Dokter forensik Rumah Sakit (RS) Bhayangkara, dr C Andryani mengatakan penentuan kasus sebagai tindakan bunuh diri harus ditetapkan oleh penyidik kepolisian melalui proses panjang dan didukung bukti.
“Penentuan bunuh diri bukan oleh wartawan atau desas-desus, tapi oleh penyidik Polri setelah dilakukan proses sidik-lidik sesuai peraturan perundangan,” ujarnya seperti dikutip Inilahjateng, Jumat (30/8/2024).
Hal tersebut disampaikan menanggapi meninggalnya mahasiswi Program Pendidikan Dokter Spesialis (PPDS) Fakultas Kedokteran Undip, Dokter Aulia Risma Lestari beberapa waktu lalu.
Dia mengatakan suatu kematian disebut dengan bunuh diri harus didukung dengan bukti dan harus melalui proses, serta tindakan kepolisian.
“Perlu juga dicari adanya niat untuk bunuh diri,” katanya.
Sementara itu, Ketua Komite Pusat Solidaritas Penyelamat Citra Profesi (KPSPCP) dr. Daeng Mohammad Faqih mengatakan bahwa peristiwa meninggalnya Dokter Aulia harus direspons secara serius dan hati-hati.

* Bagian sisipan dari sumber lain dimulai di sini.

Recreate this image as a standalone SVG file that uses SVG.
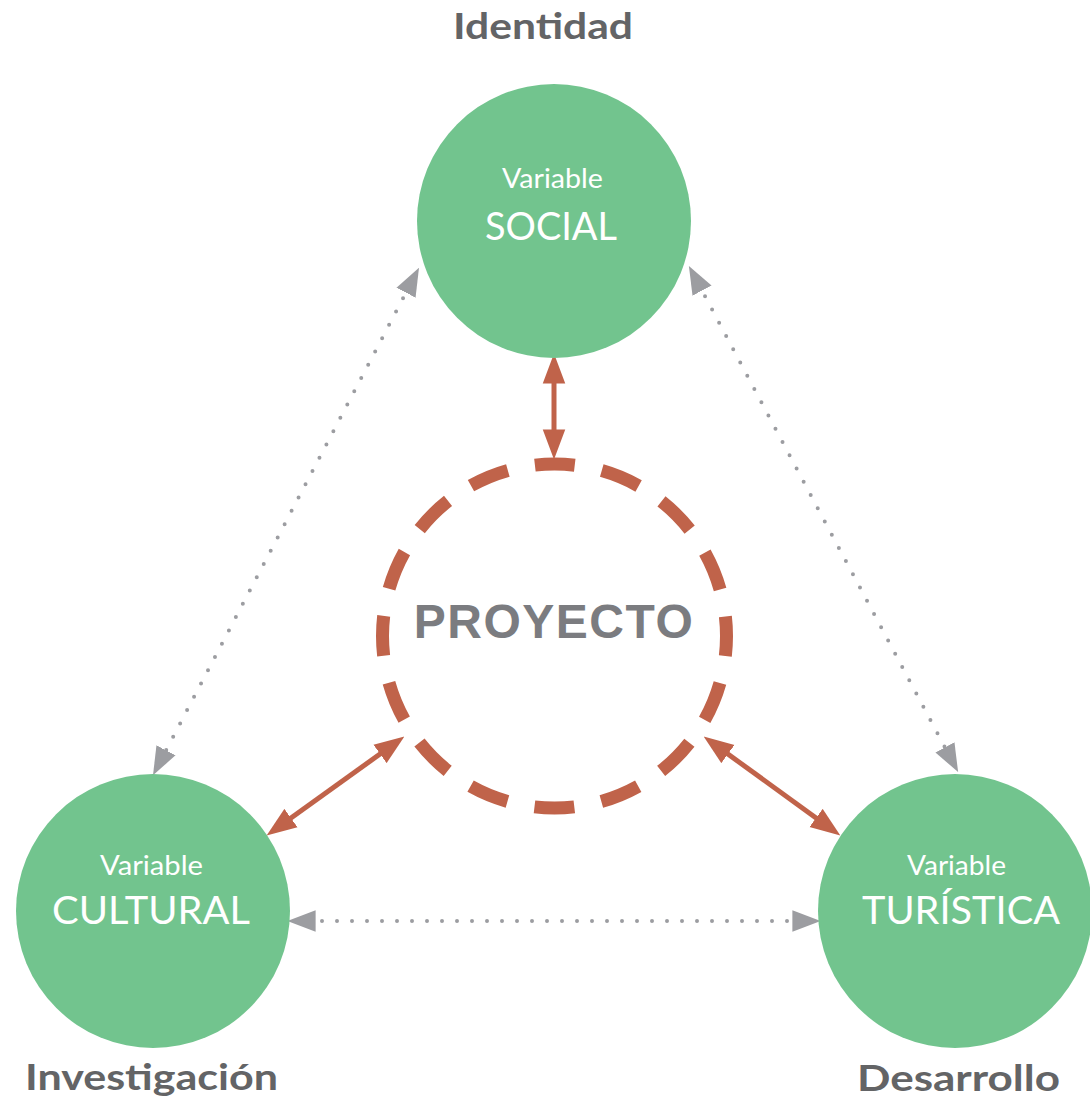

Sebagai usaha menjaga citra profesi kedokteran, Ikatan Dokter Indonesia (IDI) diminta untuk dapat bersikap tegas dalam menyikapi kasus tersebut.
Daeng mengatakan bahwa peristiwa yang menyebabkan wafatnya mahasiswi PPDS Anestesi FK Undip ini menjadi kasus yang serius.
Namun, dia mengingatkan, dalam merespons dalam bentuk pernyataan, keputusan maupun tindakan harus disampaikan secara hati-hati dan jangan sampai melebihi dari ranah hukum yang bukan menjadi areal profesi sebagai dokter.
“Bagi keluarga korban pasti ini menimbulkan kesedihan mendalam dan kemarahan. Bagi masyarakat secara umum, pasti akan menimbulkan kemarahan dan kutukan kepada siapa saja yang menyebabkan hilangnya nyawa,” ujarnya.
Untuk itu, Ketua Umum Pengurus Besar (PB) IDI periode 2018-2021 itu mengatakan persoalan tersebut harus ditangani secara serius dan hati-hati, serta jangan sampai direspons melebihi ranah kedokteran.